Saving Space on Indoor Growing Materials

April 10th, 2011 | Posted by tjones in Environment | Gardening | Green Homes | Living Green

Growing in woolly pockets on the wall.One of the challenges that I have always faced in a small apartment has been not only where to garden, but where to store all of my gardening supplies.

I live in a small apartment in Brooklyn, with four roommates.  It’s a tight space, and storage area is limited.  Whatever space we do use has to be shared equally, and fairly.  This can make some activities like gardening or composting difficult to coordinate – where can I store all of my excess seeding trays, for example, after I am done using them for the spring?

It can also be difficult finding space to share in sunny windows.  Living in New York City, it’s not uncommon to hear stories on how bedroom and other windows face directly into an alleyway (actually, my own bedroom is no exception).  Maximizing space becomes essential to growing houseplants and vegetables successfully.

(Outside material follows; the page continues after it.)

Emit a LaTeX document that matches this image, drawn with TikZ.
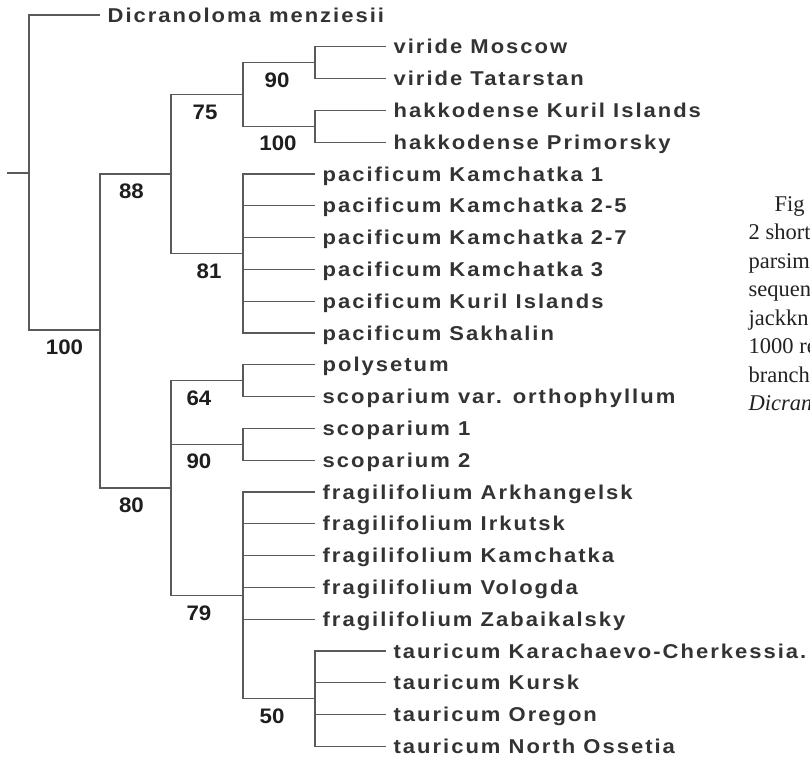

Below are two options to help growing in a small apartment a little more feasible.

GREEN DEPOT SOLUTIONS

Woolly Pockets planters come in two different styles: Freestanding Islands, and Living Wall Systems.  They are both constructed from 100% post-consumer recycled thick felt that allows excess moisture to evaporate, and a moisture-barrier reservoir that holds water for plants to draw from.  The wall system is totally modular – allowing stacking to create an entire indoor or outdoor living wall, saving valuable space near windows.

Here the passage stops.